# DATA LINES start

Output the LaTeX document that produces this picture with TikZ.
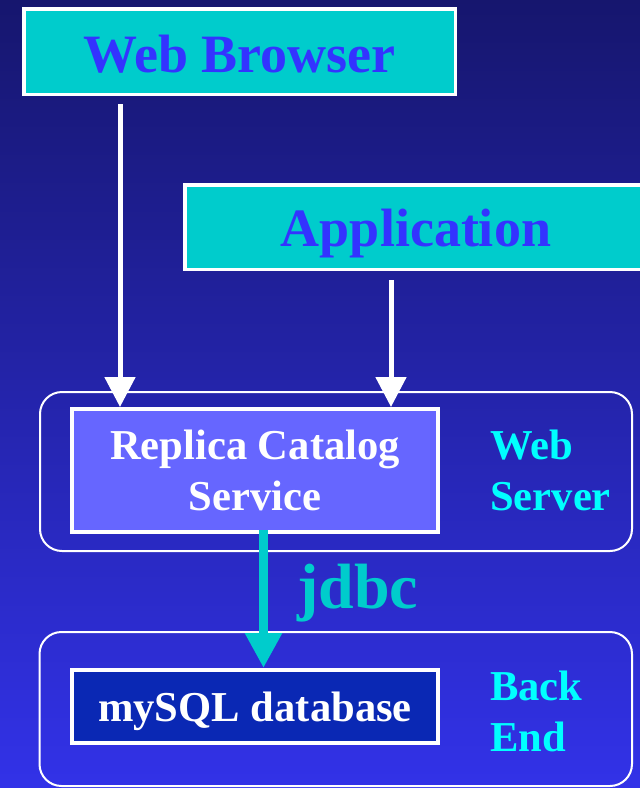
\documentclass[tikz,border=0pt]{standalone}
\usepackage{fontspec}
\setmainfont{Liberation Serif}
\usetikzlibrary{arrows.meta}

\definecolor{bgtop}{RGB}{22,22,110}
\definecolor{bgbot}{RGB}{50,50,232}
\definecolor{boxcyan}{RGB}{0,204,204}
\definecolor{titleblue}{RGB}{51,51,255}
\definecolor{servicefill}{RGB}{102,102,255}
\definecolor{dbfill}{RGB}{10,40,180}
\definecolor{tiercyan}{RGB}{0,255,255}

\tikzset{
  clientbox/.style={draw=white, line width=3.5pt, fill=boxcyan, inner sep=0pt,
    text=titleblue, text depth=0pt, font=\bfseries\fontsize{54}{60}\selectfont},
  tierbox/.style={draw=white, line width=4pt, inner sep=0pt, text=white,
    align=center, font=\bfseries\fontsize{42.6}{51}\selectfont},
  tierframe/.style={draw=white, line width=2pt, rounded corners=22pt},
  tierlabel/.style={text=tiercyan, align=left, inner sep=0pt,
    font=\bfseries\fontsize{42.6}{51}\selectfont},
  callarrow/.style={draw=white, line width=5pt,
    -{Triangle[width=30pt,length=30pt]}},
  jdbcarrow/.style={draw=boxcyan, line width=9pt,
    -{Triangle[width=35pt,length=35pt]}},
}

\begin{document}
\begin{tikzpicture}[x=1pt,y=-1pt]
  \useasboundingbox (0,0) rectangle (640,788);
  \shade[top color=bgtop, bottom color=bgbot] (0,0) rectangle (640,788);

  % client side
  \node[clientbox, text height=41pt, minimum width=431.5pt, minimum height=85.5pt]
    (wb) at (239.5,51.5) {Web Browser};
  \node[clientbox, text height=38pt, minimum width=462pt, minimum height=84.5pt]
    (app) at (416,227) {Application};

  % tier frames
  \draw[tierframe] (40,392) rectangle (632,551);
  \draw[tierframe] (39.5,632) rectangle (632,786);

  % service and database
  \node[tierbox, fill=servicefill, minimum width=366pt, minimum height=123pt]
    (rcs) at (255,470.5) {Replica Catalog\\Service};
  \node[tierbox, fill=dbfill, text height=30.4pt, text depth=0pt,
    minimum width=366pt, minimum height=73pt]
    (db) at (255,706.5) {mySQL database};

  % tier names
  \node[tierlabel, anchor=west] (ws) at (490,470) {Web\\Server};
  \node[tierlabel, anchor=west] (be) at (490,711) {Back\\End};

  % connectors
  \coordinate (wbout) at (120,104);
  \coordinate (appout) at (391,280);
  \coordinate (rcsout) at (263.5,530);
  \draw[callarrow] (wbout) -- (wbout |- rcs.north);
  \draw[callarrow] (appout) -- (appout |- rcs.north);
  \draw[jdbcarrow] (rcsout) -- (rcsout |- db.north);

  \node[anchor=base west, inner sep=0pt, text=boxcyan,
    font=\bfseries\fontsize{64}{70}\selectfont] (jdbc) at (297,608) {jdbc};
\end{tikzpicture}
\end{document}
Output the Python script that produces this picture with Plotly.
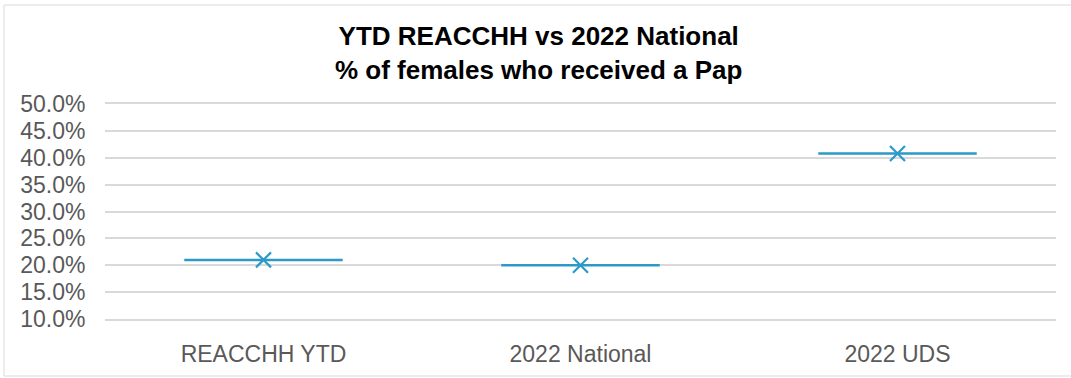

# DATA LINES end

◆ DIRECTION
Omitting all pictures, restate exactly the lines of the material from its start through the line that contains "(db) at (255,706.5)".

◆ ANSWER TO THE EXERCISE
Output the LaTeX document that produces this picture with TikZ.
\documentclass[tikz,border=0pt]{standalone}
\usepackage{fontspec}
\setmainfont{Liberation Serif}
\usetikzlibrary{arrows.meta}

\definecolor{bgtop}{RGB}{22,22,110}
\definecolor{bgbot}{RGB}{50,50,232}
\definecolor{boxcyan}{RGB}{0,204,204}
\definecolor{titleblue}{RGB}{51,51,255}
\definecolor{servicefill}{RGB}{102,102,255}
\definecolor{dbfill}{RGB}{10,40,180}
\definecolor{tiercyan}{RGB}{0,255,255}

\tikzset{
  clientbox/.style={draw=white, line width=3.5pt, fill=boxcyan, inner sep=0pt,
    text=titleblue, text depth=0pt, font=\bfseries\fontsize{54}{60}\selectfont},
  tierbox/.style={draw=white, line width=4pt, inner sep=0pt, text=white,
    align=center, font=\bfseries\fontsize{42.6}{51}\selectfont},
  tierframe/.style={draw=white, line width=2pt, rounded corners=22pt},
  tierlabel/.style={text=tiercyan, align=left, inner sep=0pt,
    font=\bfseries\fontsize{42.6}{51}\selectfont},
  callarrow/.style={draw=white, line width=5pt,
    -{Triangle[width=30pt,length=30pt]}},
  jdbcarrow/.style={draw=boxcyan, line width=9pt,
    -{Triangle[width=35pt,length=35pt]}},
}

\begin{document}
\begin{tikzpicture}[x=1pt,y=-1pt]
  \useasboundingbox (0,0) rectangle (640,788);
  \shade[top color=bgtop, bottom color=bgbot] (0,0) rectangle (640,788);

  % client side
  \node[clientbox, text height=41pt, minimum width=431.5pt, minimum height=85.5pt]
    (wb) at (239.5,51.5) {Web Browser};
  \node[clientbox, text height=38pt, minimum width=462pt, minimum height=84.5pt]
    (app) at (416,227) {Application};

  % tier frames
  \draw[tierframe] (40,392) rectangle (632,551);
  \draw[tierframe] (39.5,632) rectangle (632,786);

  % service and database
  \node[tierbox, fill=servicefill, minimum width=366pt, minimum height=123pt]
    (rcs) at (255,470.5) {Replica Catalog\\Service};
  \node[tierbox, fill=dbfill, text height=30.4pt, text depth=0pt,
    minimum width=366pt, minimum height=73pt]
    (db) at (255,706.5) {mySQL database};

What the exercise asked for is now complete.